By default, the first lifetime period begins at the Unix epoch. This means a daily lifetime will tick over at 00:00 UTC. The "lifetime_offset" parameter can be used to shift this. It can be set to a lifetime string, date/time-stamp, or number of seconds.

For example, to have the lifetime expire at 03:00 UTC instead, the lifetime offset could be set to three hours.

[[updatingdata.storage]]
lifetime = "1 day"
lifetime_offset = "3h"

We can produce the same effect by specifying a different reference point for the lifetime.

[[updatingdata.storage]]
lifetime = "1 day"
lifetime_offset = 1970-01-01T03:00:00

Store management

System-wide configuration can be set via the store config set REPL command, or directly modifying the DataToolkitCommon.Store.getinventory().config struct.

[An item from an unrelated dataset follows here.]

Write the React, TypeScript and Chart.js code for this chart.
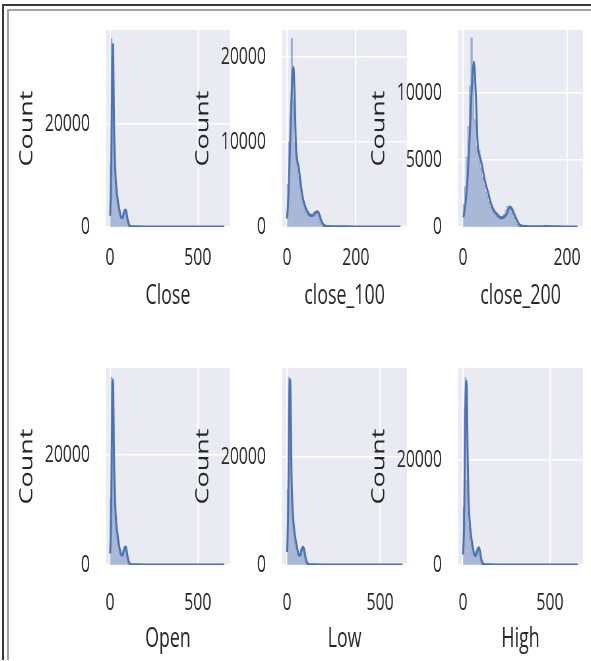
import React, { useEffect, useRef } from "react";
import { Chart, registerables } from "chart.js";

Chart.register(...registerables);

// ---------------- data ----------------
const closeHistX = [0, 6, 12, 18, 24, 30, 36, 42, 48, 54, 60, 66, 72, 78, 84, 90, 96, 102, 108, 114, 130, 200, 300, 450, 650];
const closeHistY = [2500, 12000, 36600, 24000, 14000, 9500, 6800, 5000, 3800, 2700, 2000, 1700, 2000, 2800, 3300, 3000, 1900, 800, 300, 100, 40, 15, 6, 2, 0];
const closeKdeX = [1, 6, 10, 14, 17, 20, 24, 30, 36, 42, 50, 58, 66, 72, 78, 84, 90, 96, 102, 108, 115, 125, 150, 200, 300, 400, 500, 600, 650];
const closeKdeY = [2200, 9000, 22000, 33000, 35500, 29000, 18000, 11000, 7800, 5800, 4000, 2600, 1800, 1800, 2500, 3200, 3300, 2400, 1200, 500, 150, 60, 30, 15, 8, 5, 3, 2, 1];

const c100HistX = [0, 4, 8, 12, 16, 20, 24, 28, 32, 36, 40, 44, 48, 52, 56, 60, 64, 68, 72, 76, 80, 84, 88, 92, 96, 100, 104, 108, 112, 140, 200, 260, 330];
const c100HistY = [2000, 5000, 10000, 13000, 22200, 15000, 10000, 8000, 7200, 6000, 4700, 3500, 2800, 2200, 1800, 1600, 1400, 1300, 1350, 1500, 1700, 1850, 1800, 1400, 900, 450, 200, 100, 50, 25, 12, 4, 0];
const c100KdeX = [0, 4, 8, 12, 16, 19, 22, 26, 30, 34, 40, 46, 52, 58, 64, 70, 76, 82, 88, 92, 96, 100, 106, 112, 120, 140, 170, 200, 250, 300, 330];
const c100KdeY = [1000, 3500, 8500, 14000, 18000, 18800, 15500, 9500, 7800, 7000, 5000, 3400, 2500, 1900, 1500, 1350, 1400, 1650, 1800, 1650, 1200, 700, 250, 100, 50, 30, 20, 12, 6, 3, 1];

const c200HistX = [0, 3, 6, 9, 12, 15, 18, 21, 24, 27, 30, 33, 36, 39, 42, 45, 48, 51, 54, 57, 60, 63, 66, 69, 72, 75, 78, 81, 84, 87, 90, 93, 96, 99, 102, 105, 108, 111, 120, 150, 170, 200, 222];
const c200HistY = [900, 1700, 3000, 5200, 7500, 10500, 14100, 11000, 8000, 6000, 5300, 5700, 4400, 3700, 3100, 2600, 2300, 1900, 1500, 1300, 1100, 950, 800, 700, 650, 700, 800, 950, 1250, 1550, 1500, 1300, 1050, 700, 400, 200, 100, 40, 25, 35, 15, 5, 0];
const c200KdeX = [1, 5, 9, 13, 17, 21, 25, 28, 32, 36, 42, 49, 55, 60, 65, 70, 74, 79, 84, 90, 94, 98, 103, 110, 120, 140, 160, 180, 200, 220];
const c200KdeY = [720, 1800, 3800, 6900, 10500, 12300, 9500, 6300, 5300, 4700, 3450, 2460, 1600, 1200, 970, 750, 680, 750, 970, 1490, 1350, 1000, 550, 120, 40, 25, 30, 15, 8, 3];

const openHistX = [0, 6, 12, 18, 24, 30, 36, 42, 48, 54, 60, 66, 72, 78, 84, 90, 96, 102, 108, 114, 130, 200, 300, 450, 650];
const openHistY = [2500, 12000, 34100, 23500, 13500, 9200, 6600, 4900, 3700, 2600, 1950, 1700, 2000, 2750, 3250, 2950, 1850, 780, 290, 100, 40, 15, 6, 2, 0];
const openKdeX = [1, 6, 10, 14, 17, 20, 24, 30, 36, 42, 50, 58, 66, 72, 78, 84, 90, 96, 102, 108, 115, 125, 150, 200, 300, 400, 500, 600, 650];
const openKdeY = [2100, 8500, 21000, 31500, 33600, 28000, 17500, 10800, 7600, 5700, 3900, 2550, 1800, 1800, 2450, 3150, 3250, 2350, 1150, 480, 150, 60, 30, 15, 8, 5, 3, 2, 1];

const lowHistX = [0, 6, 12, 18, 24, 30, 36, 42, 48, 54, 60, 66, 72, 78, 84, 90, 96, 102, 108, 114, 130, 200, 300, 450, 620];
const lowHistY = [2800, 14000, 34800, 22000, 13000, 9000, 6400, 4700, 3500, 2500, 1900, 1700, 2100, 3000, 3300, 2700, 1600, 650, 250, 90, 35, 14, 5, 2, 0];
const lowKdeX = [1, 6, 10, 14, 17, 20, 24, 30, 36, 42, 50, 58, 66, 72, 78, 84, 90, 96, 102, 108, 115, 125, 150, 200, 300, 400, 500, 600, 620];
const lowKdeY = [2400, 10000, 24000, 33000, 34300, 28000, 17000, 10500, 7500, 5600, 3900, 2500, 1800, 1900, 2700, 3300, 3100, 2100, 1000, 400, 120, 50, 25, 12, 6, 4, 3, 2, 1];

const highHistX = [0, 6, 12, 18, 24, 30, 36, 42, 48, 54, 60, 66, 72, 78, 84, 90, 96, 102, 108, 114, 130, 200, 300, 450, 660];
const highHistY = [2500, 11000, 30000, 35700, 16000, 10000, 7200, 5300, 4000, 2900, 2100, 1750, 1900, 2600, 3200, 3300, 2200, 1000, 350, 120, 45, 16, 7, 2, 0];
const highKdeX = [1, 6, 10, 14, 18, 22, 26, 32, 38, 44, 52, 60, 68, 74, 80, 86, 92, 98, 104, 110, 117, 127, 150, 200, 300, 400, 500, 600, 660];
const highKdeY = [2000, 8000, 20000, 31000, 35000, 33000, 22000, 12500, 8500, 6200, 4200, 2700, 1850, 1800, 2400, 3100, 3300, 2500, 1300, 550, 170, 65, 30, 15, 8, 5, 3, 2, 1];

// tick labels
const priceXTicks = [0, 500];
const closeMaXTicks = [0, 200];
const countTicks20k = [0, 20000];
const countTicks100 = [0, 10000, 20000];
const countTicks200 = [0, 5000, 10000];

// ---------------- layout / style ----------------
const SX = 0.66; // horizontal squeeze of the whole picture
const FONT = "'Open Sans', 'DejaVu Sans', sans-serif";
const TEXT = "#262626";
const BLUE = "#4C72B0";
const CANVAS_H = 300;
const AXIS_W = 100; // page px from canvas left to plot left
const X_AXIS_H = 93;

type PanelCfg = {
  label: string;
  left: number;
  top: number;
  plotW: number;
  xMin: number;
  xMax: number;
  yMax: number;
  xTicks: number[];
  yTicks: number[];
  xTickPad: number;
  titlePad: number;
  histX: number[];
  histY: number[];
  kdeX: number[];
  kdeY: number[];
};

const PANELS: PanelCfg[] = [
  { label: "Close", left: 6, top: 20, plotW: 124, xMin: -22.7, xMax: 681.8, yMax: 38300, xTicks: priceXTicks, yTicks: countTicks20k, xTickPad: 16.6, titlePad: 7.8, histX: closeHistX, histY: closeHistY, kdeX: closeKdeX, kdeY: closeKdeY },
  { label: "close_100", left: 182, top: 20, plotW: 125, xMin: -14.6, xMax: 349, yMax: 23200, xTicks: closeMaXTicks, yTicks: countTicks100, xTickPad: 16.6, titlePad: 7.8, histX: c100HistX, histY: c100HistY, kdeX: c100KdeX, kdeY: c100KdeY },
  { label: "close_200", left: 358, top: 20, plotW: 125, xMin: -9.6, xMax: 230.8, yMax: 14700, xTicks: closeMaXTicks, yTicks: countTicks200, xTickPad: 16.6, titlePad: 7.8, histX: c200HistX, histY: c200HistY, kdeX: c200KdeX, kdeY: c200KdeY },
  { label: "Open", left: 6, top: 358, plotW: 124, xMin: -22.7, xMax: 681.8, yMax: 35800, xTicks: priceXTicks, yTicks: countTicks20k, xTickPad: 24, titlePad: 2.8, histX: openHistX, histY: openHistY, kdeX: openKdeX, kdeY: openKdeY },
  { label: "Low", left: 182, top: 358, plotW: 125, xMin: -26.9, xMax: 645, yMax: 36500, xTicks: priceXTicks, yTicks: countTicks20k, xTickPad: 24, titlePad: 2.8, histX: lowHistX, histY: lowHistY, kdeX: lowKdeX, kdeY: lowKdeY },
  { label: "High", left: 358, top: 358, plotW: 125, xMin: -28.7, xMax: 690, yMax: 37500, xTicks: priceXTicks, yTicks: countTicks20k, xTickPad: 24, titlePad: 2.8, histX: highHistX, histY: highHistY, kdeX: highKdeX, kdeY: highKdeY },
];

const bgPlugin = {
  id: "plotBg",
  beforeDraw(chart: any) {
    const { ctx, chartArea: a } = chart;
    ctx.save();
    ctx.fillStyle = "#EAEAF2";
    ctx.fillRect(a.left, a.top, a.right - a.left, a.bottom - a.top);
    ctx.restore();
  },
};

function Panel({ p }: { p: PanelCfg }) {
  const ref = useRef<HTMLCanvasElement>(null);
  const W = Math.round((AXIS_W + p.plotW) / SX);

  useEffect(() => {
    const hist = p.histX.map((x, i) => ({ x, y: p.histY[i] }));
    const kde = p.kdeX.map((x, i) => ({ x, y: p.kdeY[i] }));
    const titleFont = { family: FONT, size: 27 };
    const tickFont = { family: FONT, size: 24 };
    const chart = new Chart(ref.current as HTMLCanvasElement, {
      type: "line",
      data: {
        datasets: [
          {
            data: kde as any,
            fill: false,
            borderColor: BLUE,
            borderWidth: 3,
            pointRadius: 0,
            cubicInterpolationMode: "monotone",
            order: 1,
          },
          {
            data: hist as any,
            stepped: "after",
            fill: "origin",
            backgroundColor: "rgba(76,114,176,0.42)",
            borderColor: "rgba(76,114,176,0.4)",
            borderWidth: 1,
            pointRadius: 0,
            order: 2,
          },
        ],
      },
      options: {
        responsive: false,
        animation: false,
        devicePixelRatio: 1,
        layout: { padding: { left: 0, right: 0, top: 10, bottom: 0 } },
        plugins: { legend: { display: false }, tooltip: { enabled: false } },
        scales: {
          x: {
            type: "linear",
            min: p.xMin,
            max: p.xMax,
            afterBuildTicks: (a: any) => {
              a.ticks = p.xTicks.map((v) => ({ value: v }));
            },
            ticks: {
              font: tickFont,
              color: TEXT,
              padding: p.xTickPad,
              maxRotation: 0,
              autoSkip: false,
              callback: (v: any) => String(v),
            },
            grid: { color: "#ffffff", lineWidth: 2, drawTicks: false },
            border: { display: false },
            title: { display: true, text: p.label, font: titleFont, color: TEXT, padding: { top: 0, bottom: p.titlePad } },
            afterFit: (a: any) => {
              a.height = X_AXIS_H;
              a.paddingLeft = 0;
              a.paddingRight = 0;
            },
          },
          y: {
            type: "linear",
            min: 0,
            max: p.yMax,
            afterBuildTicks: (a: any) => {
              a.ticks = p.yTicks.map((v) => ({ value: v }));
            },
            ticks: {
              font: tickFont,
              color: TEXT,
              padding: 16 / SX,
              callback: (v: any) => String(v),
            },
            grid: { color: "#ffffff", lineWidth: 1.6, drawTicks: false },
            border: { display: false },
            title: { display: true, text: "Count", font: titleFont, color: TEXT, padding: { top: 21 / SX - 16.2, bottom: 0 } },
            afterFit: (a: any) => {
              a.width = AXIS_W / SX;
              a.paddingTop = 0;
              a.paddingBottom = 0;
            },
          },
        },
      } as any,
      plugins: [bgPlugin],
    });
    return () => chart.destroy();
  }, []);

  return (
    <canvas
      ref={ref}
      width={W}
      height={CANVAS_H}
      style={{
        position: "absolute",
        left: p.left,
        top: p.top,
        width: W,
        height: CANVAS_H,
        transform: `scaleX(${SX})`,
        transformOrigin: "0 0",
      }}
    />
  );
}

export default function App() {
  return (
    <div style={{ position: "absolute", left: 0, top: 0, width: 591, height: 661, background: "#ffffff", overflow: "hidden" }}>
      <div style={{ position: "absolute", left: 2, top: 4, right: 0, height: 654, borderTop: "2px solid #3a3a3a", borderLeft: "2px solid #3a3a3a" }} />
      <div style={{ position: "absolute", left: 7, top: 9, right: 0, height: 649, borderTop: "2px solid #a3a3a3", borderLeft: "2px solid #a3a3a3" }} />
      {PANELS.map((p) => (
        <Panel key={p.label} p={p} />
      ))}
    </div>
  );
}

A few (system-wide) settings determine garbage collection behaviour:

  • auto_gc (default 2): How often to automatically run garbage collection (in hours). Set to a non-positive value to disable.
  • max_age (default 30): The maximum number of days since a collection was last seen before it is removed from consideration.
  • max_size (default 53687091200): The maximum (total) size of the store.
  • recency_beta (default 1): When removing items to avoid going over max_size, how much recency should be valued. Can be set to any value in (-∞, ∞). Larger (positive) values weight recency more, and negative values weight size more. -1 and 1 are equivalent.
  • store_dir (default store): The directory (either as an absolute path, or relative to the inventory file) that should be used for storage (IO) cache files.
  • cache_dir (default cache): The directory (either as an absolute path, or relative to the inventory file) that should be used for Julia cache files.